## [What you have to do]
Omit images. Retype all entries verbatim.

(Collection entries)
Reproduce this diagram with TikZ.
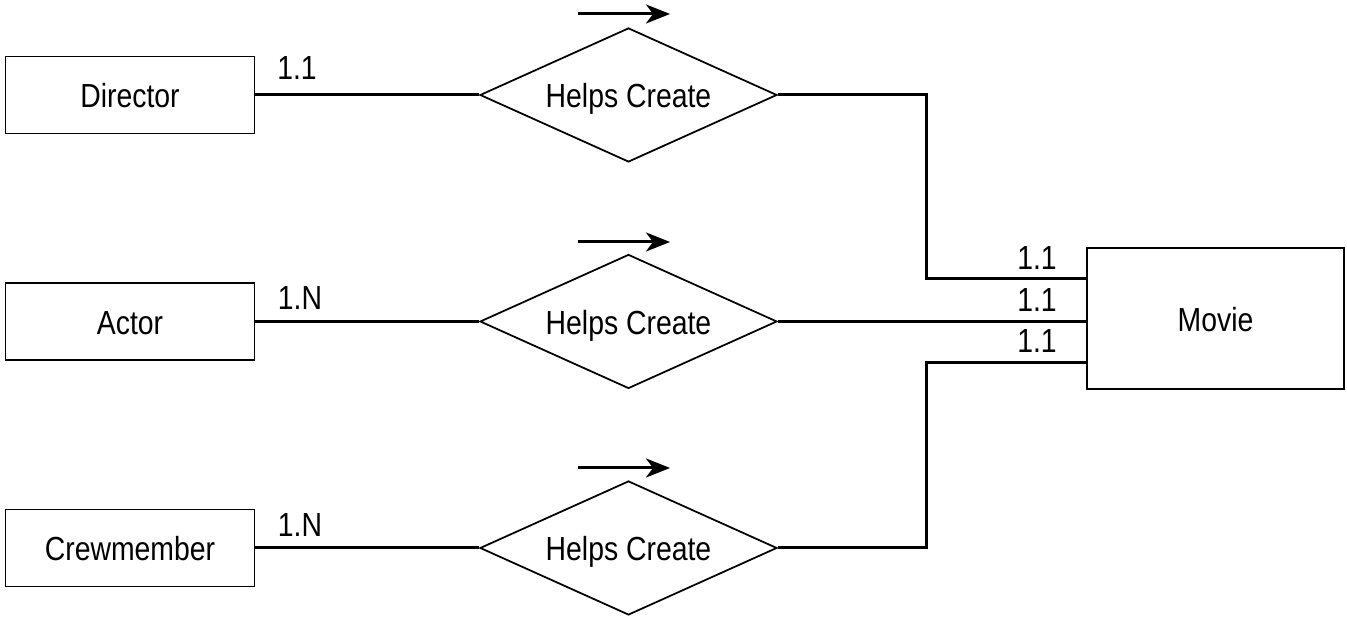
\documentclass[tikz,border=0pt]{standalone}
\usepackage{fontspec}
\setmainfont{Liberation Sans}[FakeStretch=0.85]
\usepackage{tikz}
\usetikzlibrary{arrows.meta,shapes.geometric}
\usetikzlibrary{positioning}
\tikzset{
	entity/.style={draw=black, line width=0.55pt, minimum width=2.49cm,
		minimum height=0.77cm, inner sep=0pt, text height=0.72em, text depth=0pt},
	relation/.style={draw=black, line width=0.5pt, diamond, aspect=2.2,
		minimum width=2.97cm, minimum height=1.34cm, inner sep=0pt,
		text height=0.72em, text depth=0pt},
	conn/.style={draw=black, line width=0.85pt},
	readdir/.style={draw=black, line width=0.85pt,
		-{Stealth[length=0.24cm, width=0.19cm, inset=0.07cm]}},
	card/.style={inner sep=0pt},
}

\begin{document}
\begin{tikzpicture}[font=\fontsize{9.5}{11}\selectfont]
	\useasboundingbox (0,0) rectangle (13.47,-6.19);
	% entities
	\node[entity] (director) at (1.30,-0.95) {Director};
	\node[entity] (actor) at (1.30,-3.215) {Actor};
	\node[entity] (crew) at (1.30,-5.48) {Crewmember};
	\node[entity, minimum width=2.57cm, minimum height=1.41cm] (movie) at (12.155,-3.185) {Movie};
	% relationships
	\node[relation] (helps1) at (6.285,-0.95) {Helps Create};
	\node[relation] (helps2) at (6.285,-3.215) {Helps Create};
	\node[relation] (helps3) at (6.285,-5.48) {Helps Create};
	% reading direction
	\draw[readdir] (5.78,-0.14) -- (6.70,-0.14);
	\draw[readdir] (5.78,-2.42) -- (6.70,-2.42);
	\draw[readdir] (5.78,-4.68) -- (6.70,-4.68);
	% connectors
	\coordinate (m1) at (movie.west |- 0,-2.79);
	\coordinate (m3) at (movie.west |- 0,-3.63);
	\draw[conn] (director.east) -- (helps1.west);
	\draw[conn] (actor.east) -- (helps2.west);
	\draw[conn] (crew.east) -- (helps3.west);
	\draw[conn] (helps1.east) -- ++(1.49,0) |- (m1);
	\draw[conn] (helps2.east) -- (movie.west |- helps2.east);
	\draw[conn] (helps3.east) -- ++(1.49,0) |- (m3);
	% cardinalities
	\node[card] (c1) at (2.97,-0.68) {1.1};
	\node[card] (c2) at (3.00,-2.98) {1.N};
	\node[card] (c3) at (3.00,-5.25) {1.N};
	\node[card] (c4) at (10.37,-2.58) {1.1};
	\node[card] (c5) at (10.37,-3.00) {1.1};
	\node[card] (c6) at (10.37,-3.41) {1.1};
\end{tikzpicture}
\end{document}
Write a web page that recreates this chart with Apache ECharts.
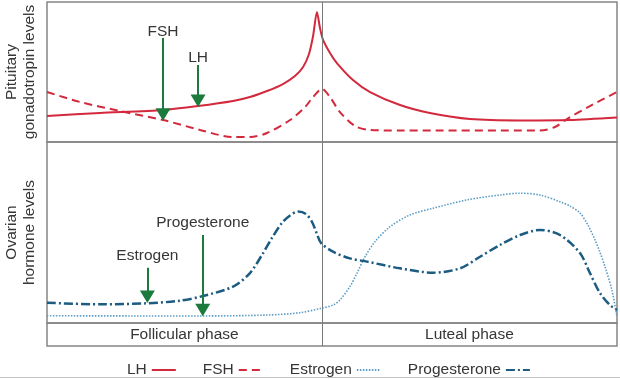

## [The reply]
Reproduce this diagram with TikZ.
\documentclass[tikz,border=0pt]{standalone}
\usepackage{fontspec}
\setmainfont{Liberation Sans}[FakeStretch=0.85]
\usepackage{tikz}
\usetikzlibrary{arrows.meta,shapes.geometric}
\usetikzlibrary{positioning}
\tikzset{
	entity/.style={draw=black, line width=0.55pt, minimum width=2.49cm,
		minimum height=0.77cm, inner sep=0pt, text height=0.72em, text depth=0pt},
	relation/.style={draw=black, line width=0.5pt, diamond, aspect=2.2,
		minimum width=2.97cm, minimum height=1.34cm, inner sep=0pt,
		text height=0.72em, text depth=0pt},
	conn/.style={draw=black, line width=0.85pt},
	readdir/.style={draw=black, line width=0.85pt,
		-{Stealth[length=0.24cm, width=0.19cm, inset=0.07cm]}},
	card/.style={inner sep=0pt},
}

\begin{document}
\begin{tikzpicture}[font=\fontsize{9.5}{11}\selectfont]
	\useasboundingbox (0,0) rectangle (13.47,-6.19);
	% entities
	\node[entity] (director) at (1.30,-0.95) {Director};
	\node[entity] (actor) at (1.30,-3.215) {Actor};
	\node[entity] (crew) at (1.30,-5.48) {Crewmember};
	\node[entity, minimum width=2.57cm, minimum height=1.41cm] (movie) at (12.155,-3.185) {Movie};
	% relationships
	\node[relation] (helps1) at (6.285,-0.95) {Helps Create};
	\node[relation] (helps2) at (6.285,-3.215) {Helps Create};
	\node[relation] (helps3) at (6.285,-5.48) {Helps Create};
	% reading direction
	\draw[readdir] (5.78,-0.14) -- (6.70,-0.14);
	\draw[readdir] (5.78,-2.42) -- (6.70,-2.42);
	\draw[readdir] (5.78,-4.68) -- (6.70,-4.68);
	% connectors
	\coordinate (m1) at (movie.west |- 0,-2.79);
	\coordinate (m3) at (movie.west |- 0,-3.63);
	\draw[conn] (director.east) -- (helps1.west);
	\draw[conn] (actor.east) -- (helps2.west);
	\draw[conn] (crew.east) -- (helps3.west);
	\draw[conn] (helps1.east) -- ++(1.49,0) |- (m1);
	\draw[conn] (helps2.east) -- (movie.west |- helps2.east);
	\draw[conn] (helps3.east) -- ++(1.49,0) |- (m3);
	% cardinalities
	\node[card] (c1) at (2.97,-0.68) {1.1};
	\node[card] (c2) at (3.00,-2.98) {1.N};
	\node[card] (c3) at (3.00,-5.25) {1.N};
	\node[card] (c4) at (10.37,-2.58) {1.1};
	\node[card] (c5) at (10.37,-3.00) {1.1};
	\node[card] (c6) at (10.37,-3.41) {1.1};
\end{tikzpicture}
\end{document}
Write a web page that recreates this chart with Apache ECharts.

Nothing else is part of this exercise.